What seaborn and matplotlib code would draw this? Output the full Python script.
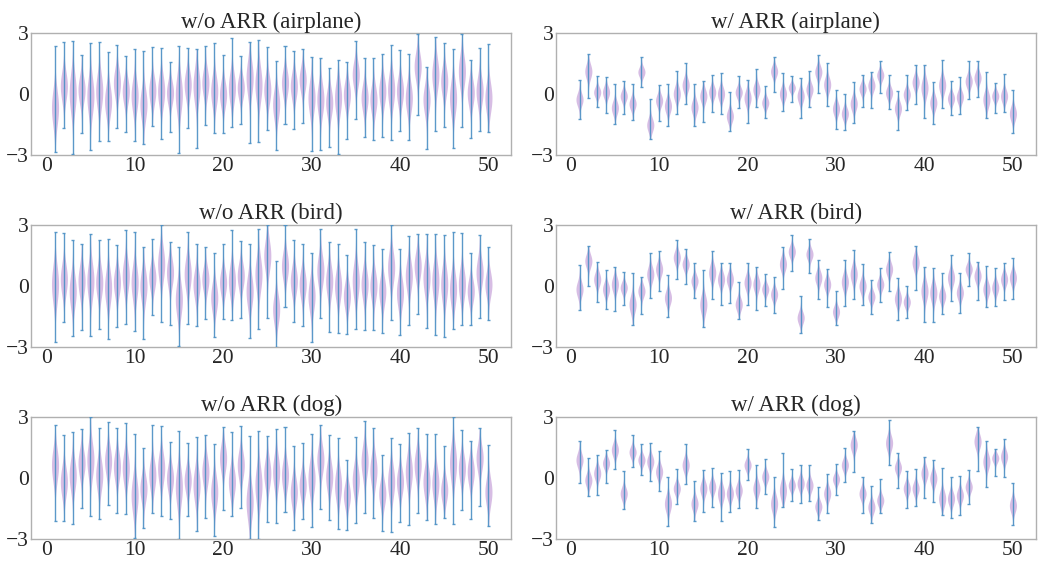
import math
import numpy as np
import pandas as pd
import matplotlib
matplotlib.use("Agg")
import matplotlib.pyplot as plt
import seaborn as sns

# ---------------- data ----------------
positions = list(range(1, 51))
titles = ["w/o ARR (airplane)", "w/ ARR (airplane)",
          "w/o ARR (bird)", "w/ ARR (bird)",
          "w/o ARR (dog)", "w/ ARR (dog)"]
xticks = [0, 10, 20, 30, 40, 50]
yticks = [-3, 0, 3]

# w/o ARR (airplane)
wo_air_center = [-0.69, 0.38, 0.05, 0.20, -0.10, 0.13, -0.36, 0.54, 0.13, -0.10,
                 -0.52, 0.16, 0.13, 0.05, -0.03, 0.46, 0.38, 0.54, 0.13, -0.03,
                 0.30, 0.30, 0.79, 0.46, 0.20, -0.52, 0.54, 0.38, 0.70, -0.20,
                 -0.28, -0.44, -0.20, -0.03, 0.95, -0.20, -0.28, 0.13, 0.20, 0.13,
                 -0.20, 1.36, -0.28, 0.95, 0.62, -0.20, 1.11, 0.05, 0.13, -0.20]
wo_air_max = [2.34, 2.54, 2.59, 1.90, 2.50, 2.54, 2.07, 2.41, 1.85, 2.20,
              2.10, 2.30, 2.25, 1.56, 2.34, 2.25, 2.20, 2.34, 2.49, 1.90,
              2.77, 1.85, 2.54, 2.64, 2.30, 1.60, 2.34, 2.10, 2.20, 1.80,
              1.75, 1.30, 1.69, 1.59, 2.59, 1.75, 1.75, 1.95, 2.39, 2.15,
              1.95, 2.95, 1.31, 2.79, 2.49, 2.20, 2.95, 1.66, 2.25, 2.44]
wo_air_min = [-2.87, -1.67, -2.98, -1.93, -2.75, -2.33, -2.33, -1.67, -1.89, -2.33,
              -2.48, -1.61, -2.23, -1.89, -2.93, -1.67, -2.67, -1.56, -1.93, -1.93,
              -1.64, -1.51, -2.41, -2.38, -1.77, -2.79, -1.51, -1.74, -1.44, -2.82,
              -2.77, -2.62, -2.98, -2.23, -1.25, -2.13, -2.28, -2.13, -2.28, -1.82,
              -2.28, -1.02, -2.72, -1.82, -1.62, -2.69, -1.64, -2.18, -1.84, -1.89]

# w/ ARR (airplane)
w_air_center = [-0.28, 1.11, 0.08, 0.08, -0.69, -0.11, -0.49, 1.08, -1.54, -0.33,
                -0.60, 0.00, 0.43, -0.66, -0.11, 0.08, 0.00, -1.10, 0.08, -0.20,
                0.21, -0.44, 1.11, 0.00, 0.30, -0.11, 0.21, 1.08, 0.46, -0.74,
                -0.98, -0.49, 0.25, 0.41, 0.92, 0.05, -0.72, -0.03, 0.57, 0.30,
                -0.44, 0.43, -0.23, -0.16, 0.62, 0.79, -0.28, -0.11, -0.11, -0.98]
w_air_max = [0.67, 1.98, 0.87, 0.85, 0.48, 0.64, 0.48, 1.80, -0.23, 0.43,
             0.48, 1.11, 1.51, 0.48, 0.62, 0.92, 1.02, 0.07, 0.87, 0.67,
             1.21, 0.38, 1.80, 1.02, 0.86, 0.79, 1.15, 1.90, 1.51, 0.21,
             -0.02, 0.59, 0.92, 1.07, 1.61, 0.95, 0.13, 0.92, 1.41, 1.41,
             0.57, 1.66, 0.62, 0.82, 1.61, 1.61, 1.08, 0.52, 1.00, 0.21]
w_air_min = [-1.23, -0.20, -0.66, -0.93, -1.48, -1.00, -1.28, 0.33, -2.23, -1.34,
             -1.61, -1.00, -0.52, -1.59, -1.38, -0.90, -1.00, -1.82, -0.70, -1.44,
             -0.66, -1.18, 0.10, -0.85, -0.38, -1.21, -0.66, 0.03, -0.61, -1.72,
             -1.79, -1.44, -0.66, -0.70, 0.05, -0.75, -1.80, -0.80, -0.49, -1.21,
             -1.51, -0.72, -1.05, -0.98, -0.23, -0.18, -1.18, -0.97, -0.90, -1.92]

# w/o ARR (bird)
wo_bird_center = [0.07, 0.32, -0.26, 0.24, 0.24, 0.16, -0.09, 0.16, 0.49, 0.16,
                  -0.01, 0.40, 1.07, 0.65, -0.67, 0.57, 0.07, 0.32, -0.59, 0.16,
                  0.24, 0.49, -0.26, 0.57, 1.48, -1.17, 0.98, 0.24, 0.07, -0.50,
                  0.74, 0.24, -0.01, -0.50, 0.24, 0.07, -0.01, -0.26, 0.90, -0.34,
                  0.49, 0.98, 0.40, 0.24, 0.07, -0.17, 0.07, -0.26, 0.65, 0.07]
wo_bird_max = [2.64, 2.59, 2.24, 2.06, 2.54, 2.24, 2.29, 2.01, 2.74, 2.64,
               1.94, 2.29, 3.00, 2.14, 1.90, 2.64, 2.09, 1.94, 1.64, 2.09,
               2.74, 2.19, 2.06, 2.79, 3.00, 1.25, 3.00, 2.24, 2.09, 1.64,
               2.82, 2.14, 2.06, 1.50, 2.83, 2.14, 2.04, 1.81, 3.00, 1.84,
               2.44, 2.54, 2.57, 2.54, 2.49, 2.65, 2.59, 1.64, 2.49, 1.94]
wo_bird_min = [-2.78, -1.78, -2.50, -2.19, -2.50, -2.12, -2.65, -2.01, -1.88, -2.22,
               -2.65, -1.43, -1.81, -1.91, -2.95, -1.88, -1.98, -1.63, -2.54, -1.63,
               -1.71, -1.58, -2.57, -2.12, -1.58, -3.00, -1.03, -1.78, -1.98, -2.77,
               -1.61, -2.27, -2.32, -2.37, -2.12, -2.16, -2.16, -2.32, -1.71, -2.42,
               -1.91, -1.41, -2.06, -2.45, -2.52, -2.11, -1.91, -1.93, -1.60, -1.71]

# w/ ARR (bird)
w_bird_center = [-0.17, 1.23, 0.32, -0.17, 0.07, -0.09, -0.92, -0.26, 0.57, 0.82,
                 -0.59, 1.40, 1.07, 0.24, -0.92, 0.65, 0.32, 0.32, -0.92, 0.16,
                 0.07, -0.17, -0.42, 1.07, 1.69, -1.58, 1.56, 0.40, 0.07, -1.28,
                 0.19, 0.57, -0.01, -0.54, 0.07, 0.82, -0.64, -0.80, 1.15, -0.26,
                 -0.34, -0.50, 0.40, -0.34, 0.82, 0.49, -0.17, -0.09, 0.32, 0.40]
w_bird_max = [1.05, 1.99, 1.20, 0.79, 0.95, 0.69, 0.62, 0.45, 1.64, 1.74,
              0.55, 2.24, 1.84, 1.15, 0.79, 1.74, 1.15, 1.13, 0.21, 1.13,
              0.95, 0.60, 0.45, 1.94, 2.49, -0.49, 2.29, 1.30, 0.85, -0.24,
              1.28, 1.79, 1.10, 0.30, 0.90, 1.69, 0.40, -0.01, 1.99, 0.95,
              0.90, 0.62, 1.51, 0.65, 1.60, 1.20, 1.00, 0.90, 1.15, 1.35]
w_bird_min = [-1.17, -0.01, -0.82, -1.13, -1.26, -0.93, -1.93, -1.38, -0.59, -0.27,
              -1.53, 0.32, 0.11, -0.60, -2.02, -0.64, -0.93, -0.83, -1.66, -0.93,
              -1.17, -0.98, -1.33, -0.14, 0.74, -2.32, 0.64, -0.64, -1.03, -1.93,
              -0.98, -0.64, -0.93, -1.38, -0.79, -0.24, -1.68, -1.60, -0.19, -1.78,
              -1.78, -1.38, -0.74, -1.33, 0.01, -0.69, -1.03, -0.98, -0.70, -0.67]

# w/o ARR (dog)
wo_dog_center = [0.63, -0.20, 0.13, 0.72, 0.88, 0.13, 0.83, 0.55, 0.47, -0.87,
                 -0.53, 0.13, 0.47, -0.03, -0.45, -0.12, -0.37, 0.30, -0.70, 0.97,
                 -0.20, 0.63, -1.20, -0.37, 0.22, 0.30, 0.13, -0.70, -0.37, -0.03,
                 0.88, 0.05, -0.37, -0.87, -0.12, 0.80, 0.38, -0.78, -0.20, -0.20,
                 0.30, 0.63, -0.20, -0.28, -0.62, 0.72, 0.47, 0.30, 0.97, -0.70]
wo_dog_max = [2.60, 2.12, 2.27, 2.42, 3.00, 2.45, 2.77, 2.47, 2.72, 2.17,
              1.45, 2.62, 2.57, 1.75, 2.32, 1.72, 2.02, 2.12, 1.67, 2.50,
              2.27, 2.55, 2.07, 2.30, 2.07, 2.42, 2.52, 1.57, 1.70, 2.17,
              2.62, 2.12, 1.97, 0.90, 2.02, 2.82, 2.47, 1.12, 1.97, 1.67,
              2.22, 2.47, 2.17, 2.17, 1.57, 3.00, 2.37, 1.82, 2.47, 1.62]
wo_dog_min = [-2.15, -2.15, -2.28, -1.48, -1.88, -2.05, -1.33, -1.73, -1.78, -2.95,
              -2.48, -1.73, -1.88, -2.03, -3.00, -1.88, -2.63, -2.00, -2.88, -1.58,
              -1.88, -1.48, -3.00, -3.00, -2.18, -2.23, -1.68, -2.58, -2.03, -2.43,
              -1.53, -2.08, -2.53, -2.58, -2.25, -1.73, -1.98, -2.63, -2.68, -2.18,
              -2.33, -1.73, -2.08, -2.28, -1.98, -2.28, -1.58, -2.03, -1.37, -2.38]

# w/ ARR (dog)
w_dog_center = [0.88, -0.12, 0.22, 0.72, 1.38, -0.78, 1.27, 0.88, 0.80, 0.30,
                -1.28, -0.53, 0.63, -1.28, -0.53, -0.45, -0.78, -0.78, -0.62, 0.63,
                -0.53, 0.05, -1.28, -0.62, -0.37, -0.28, -0.37, -1.42, -0.78, -0.07,
                0.63, 1.63, -0.78, -1.45, -1.12, 1.72, 0.50, -0.53, -0.53, 0.22,
                -0.03, -1.03, -1.03, -0.87, -0.45, 1.80, 0.80, 0.97, 1.05, -1.37]
w_dog_max = [1.82, 1.00, 1.12, 1.35, 2.35, 0.32, 2.12, 1.67, 1.70, 1.32,
             0.02, 0.42, 1.67, -0.18, 0.37, 0.47, 0.22, 0.32, 0.37, 1.42,
             0.62, 0.92, 0.02, 1.22, 0.42, 0.62, 0.62, -0.43, 0.20, 0.67,
             1.47, 2.32, 0.02, -0.38, -0.08, 2.87, 1.22, 0.32, 0.45, 1.05,
             0.90, 0.50, 0.02, 0.07, 0.37, 2.52, 1.82, 1.42, 1.92, -0.25]
w_dog_min = [-0.25, -0.88, -0.83, -0.28, 0.42, -1.53, 0.52, 0.12, -0.18, -0.65,
             -2.38, -1.28, -0.33, -2.13, -1.68, -1.43, -2.13, -1.68, -1.48, -0.13,
             -1.48, -0.78, -2.45, -1.43, -1.13, -1.23, -1.13, -2.08, -1.73, -0.83,
             -0.23, 0.27, -1.73, -2.23, -1.73, 0.62, -0.48, -1.48, -1.38, -0.98,
             -1.18, -1.83, -1.98, -1.83, -1.28, 0.35, -0.43, 0.07, 0.02, -2.35]

panels = [
    (wo_air_center, wo_air_min, wo_air_max),
    (w_air_center, w_air_min, w_air_max),
    (wo_bird_center, wo_bird_min, wo_bird_max),
    (w_bird_center, w_bird_min, w_bird_max),
    (wo_dog_center, wo_dog_min, wo_dog_max),
    (w_dog_center, w_dog_min, w_dog_max),
]

# ---------------- helpers ----------------
def norm_ppf(p):
    lo, hi = -8.0, 8.0
    for _ in range(60):
        mid = 0.5 * (lo + hi)
        if 0.5 * (1 + math.erf(mid / math.sqrt(2))) < p:
            lo = mid
        else:
            hi = mid
    return 0.5 * (lo + hi)

N_Q = 60
z_template = np.array([norm_ppf((i + 0.5) / N_Q) for i in range(N_Q)])


def violin_frame(center, vmin, vmax):
    rows = []
    for pos, c, lo, hi in zip(positions, center, vmin, vmax):
        s = 0.15 * (hi - lo)
        vals = c + s * z_template
        vals = vals[(vals >= lo) & (vals <= hi)]
        vals = np.concatenate([[lo], vals, [hi]])
        rows.append(pd.DataFrame({"pos": pos, "val": vals}))
    return pd.concat(rows, ignore_index=True)


# ---------------- plotting ----------------
sns.set_theme(style="white")
plt.rcParams["font.family"] = ["Liberation Serif", "DejaVu Serif"]
plt.rcParams["axes.unicode_minus"] = True

body_color = "#c6a2d9"
line_color = "#4a90c4"
spine_color = "#b0b0b0"

fig, axes = plt.subplots(3, 2, figsize=(10.38, 5.61), dpi=100)
fig.subplots_adjust(left=0.030, right=0.998, bottom=0.040, top=0.941,
                    wspace=0.092, hspace=0.58)

for ax, title, (center, vmin, vmax) in zip(axes.flat, titles, panels):
    df = violin_frame(center, vmin, vmax)
    sns.violinplot(data=df, x="pos", y="val", native_scale=True, inner=None,
                   cut=0, density_norm="width", width=0.8, color=body_color,
                   saturation=1, linewidth=0, alpha=0.7, ax=ax)
    ax.vlines(positions, vmin, vmax, color=line_color, linewidth=1.0,
              alpha=0.9, zorder=3)
    ax.hlines(vmin, np.array(positions) - 0.17, np.array(positions) + 0.17,
              color=line_color, linewidth=1.0, alpha=0.9, zorder=3)
    ax.hlines(vmax, np.array(positions) - 0.17, np.array(positions) + 0.17,
              color=line_color, linewidth=1.0, alpha=0.9, zorder=3)
    ax.set_xlim(-1.7, 52.6)
    ax.set_ylim(-3, 3)
    ax.set_xticks(xticks)
    ax.set_xticklabels([str(t) for t in xticks])
    ax.set_yticks(yticks)
    ax.set_yticklabels([str(t).replace("-", "\u2212") for t in yticks])
    ax.set_xlabel("")
    ax.set_ylabel("")
    ax.set_title(title, fontsize=16.5, pad=4)
    ax.tick_params(axis="both", labelsize=15.5, length=0, pad=1.5)
    for sp in ax.spines.values():
        sp.set_visible(True)
        sp.set_color(spine_color)
        sp.set_linewidth(1.0)

fig.savefig("out.png", dpi=100)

______

Repeat only the lines from the beginning of the material through the line containing "import seaborn as sns", both ends kept, leaving pictures out.

Final result =>
What seaborn and matplotlib code would draw this? Output the full Python script.
import math
import numpy as np
import pandas as pd
import matplotlib
matplotlib.use("Agg")
import matplotlib.pyplot as plt
import seaborn as sns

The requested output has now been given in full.